Qumran Scrolls – the Logic behind the Legend
The amazing discovery of finding 900 parchment scrolls stored in pottery, in various caves in the Dead Sea region, was both fascinating and exhilarating. Once the excitement died down, researchers began to try to figure out who wrote the scrolls.
How did they end up in the urns, and how, for God’s sake, did they managed to be preserved so well for 2000 years??
For the first article on this topic, go to the following link: Dead Sea Scrolls
The first theory:
During the period when the scrolls were written, members of the Essenian sect lived In the Qumran region.
At that time, the Great Revolt took place, which was the first of the three waves of Jewish rebellion against the Romans. That first rebellion was led by Josephus ben Mattityahu, but he failed miserably and fell into captivity.

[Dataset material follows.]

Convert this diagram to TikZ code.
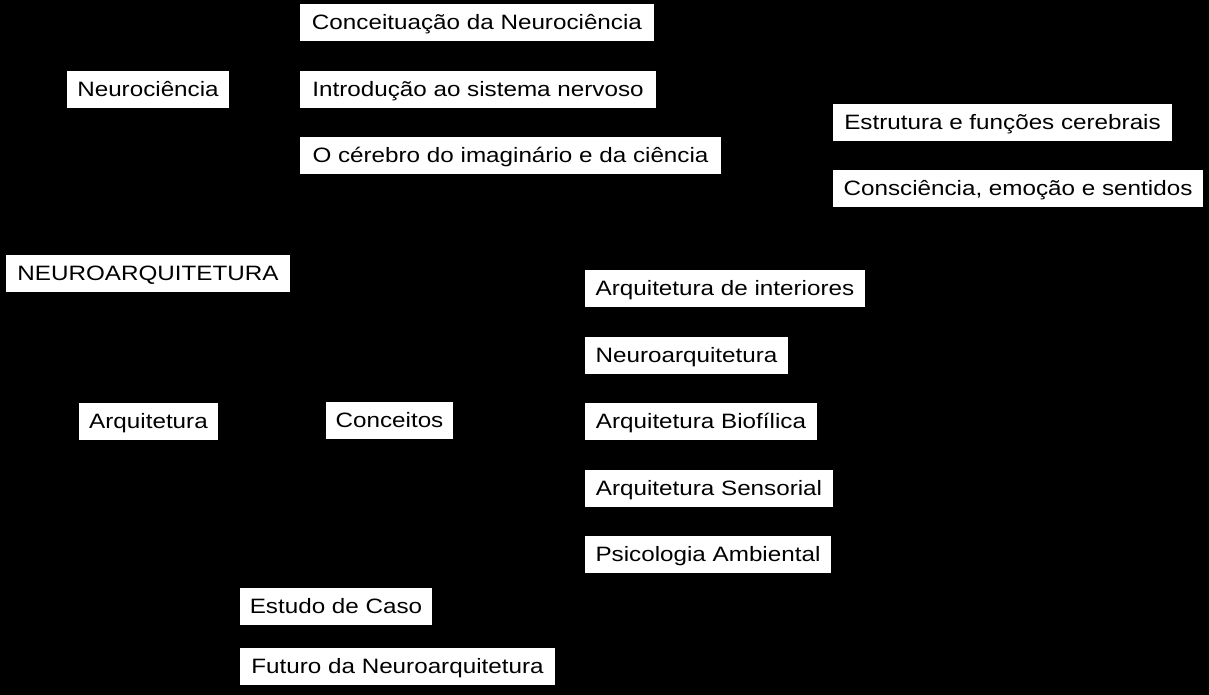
\documentclass[tikz,border=0pt]{standalone}
\usepackage{fontspec}
\setmainfont{Liberation Sans}[FakeStretch=1.165]
\usetikzlibrary{backgrounds}
\tikzset{
  box/.style={fill=white, draw=none, inner sep=0pt, minimum height=37pt,
    text height=14.9pt, text depth=0pt, text=black,
    font=\fontsize{20.8pt}{24pt}\selectfont},
  link/.style={draw=black, line width=1pt}
}
\begin{document}
\begin{tikzpicture}[x=1pt,y=-1pt]
\useasboundingbox (0,0) rectangle (1209,695);
% nodes
\node[box, minimum width=354pt] (c1) at (477,22.5) {Conceituação da Neurociência};
\node[box, minimum width=162pt] (neuro) at (148,89.5) {Neurociência};
\node[box, minimum width=356pt] (c2) at (478,89.5) {Introdução ao sistema nervoso};
\node[box, minimum width=421pt] (c3) at (510.5,155.5) {O cérebro do imaginário e da ciência};
\node[box, minimum width=339pt] (e1) at (1002.5,122.5) {Estrutura e funções cerebrais};
\node[box, minimum width=370pt] (e2) at (1018,188.5) {Consciência, emoção e sentidos};
\node[box, minimum width=284pt] (root) at (148,273.5) {NEUROARQUITETURA};
\node[box, minimum width=280pt] (a1) at (725,288.5) {Arquitetura de interiores};
\node[box, minimum width=203pt] (a2) at (686.5,355.5) {Neuroarquitetura};
\node[box, minimum width=139pt] (arq) at (148.5,421.5) {Arquitetura};
\node[box, minimum width=127pt] (conc) at (389.5,420.5) {Conceitos};
\node[box, minimum width=232pt] (a3) at (701,421.5) {Arquitetura Biofílica};
\node[box, minimum width=248pt] (a4) at (709,488.5) {Arquitetura Sensorial};
\node[box, minimum width=246pt] (a5) at (708,554.5) {Psicologia Ambiental};
\node[box, minimum width=192pt] (est) at (336,606.5) {Estudo de Caso};
\node[box, minimum width=315pt] (fut) at (397.5,666.5) {Futuro da Neuroarquitetura};
\begin{pgfonlayer}{background}
  \fill[black] (0,0) rectangle (1209,695);
  \draw[link] (root) -- (neuro);
  \draw[link] (root) -- (arq);
  \draw[link] (root.south) |- (est.west);
  \draw[link] (root.south) |- (fut.west);
  \draw[link] (neuro.east) -- (c1.west);
  \draw[link] (neuro.east) -- (c2.west);
  \draw[link] (neuro.east) -- (c3.west);
  \draw[link] (c3.east) -- (e1.west);
  \draw[link] (c3.east) -- (e2.west);
  \draw[link] (arq) -- (conc);
  \draw[link] (conc.east) -- (a1.west);
  \draw[link] (conc.east) -- (a2.west);
  \draw[link] (conc.east) -- (a3.west);
  \draw[link] (conc.east) -- (a4.west);
  \draw[link] (conc.east) -- (a5.west);
\end{pgfonlayer}
\end{tikzpicture}
\end{document}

The scrolls found in the Qumran caves included one scroll called “Serach Hayachad“, which contained descriptions of a community’s lifestyle that were very similar to older descriptions recorded by Josephus Ben Mattityahu on the Essenian sect.
Subsequent evidence was found to reinforce the notion that the same Essenian sect that Josephus ben Mattityahu described is the very sect that lived there, wrote the scrolls and buried them in the caves in the area.
The second theory:
The Scroll of “Some of the Acts of the Torah” lists certain laws that correspond to the laws of the Sadducees. In that particular scroll there also appears a calendar containing holiday dates according to the customs of the Sadducees.
That led some researchers to speculate that the scrolls were written by the Sadducees themselves. The scholars who support this theory have presented more and more hypotheses over the years, and have succeeded in establishing it as legitimate.
Those same scholars strongly argued that those who wrote the scrolls were very intellectual people with great religious knowledge, and that no such people lived outside the capital – Jerusalem. Their theory is simple – before the Great Revolt, copies of important writings were prepared and concealed where the Romans would never venture.
And the fact – they never found the hidden scrolls …
The third theory:
Christian scholars have generally argued that these are Christian writings.
But this hypothesis is not very well-founded….
So how were the Qumran scrolls preserved for 2000 years?
At the beginning of the research, everyone was unanimous – the dry air in the area and also using the Dead Sea salts to dry the parchment were what kept the scrolls in such good condition.
Recently, a new discovery proved that the mysterious salt preserving the scrolls was not at all from the Dead Sea region.
The research was done on the longest scroll – the Temple Scroll – and proved that it was preserved with sulfate – a type of salt that is not found in the area at all.
So what does this mean? And are the scholars who associated the Scrolls with the Essenes right, or those who claim the Scrolls originated in Jerusalem with the Sadducees?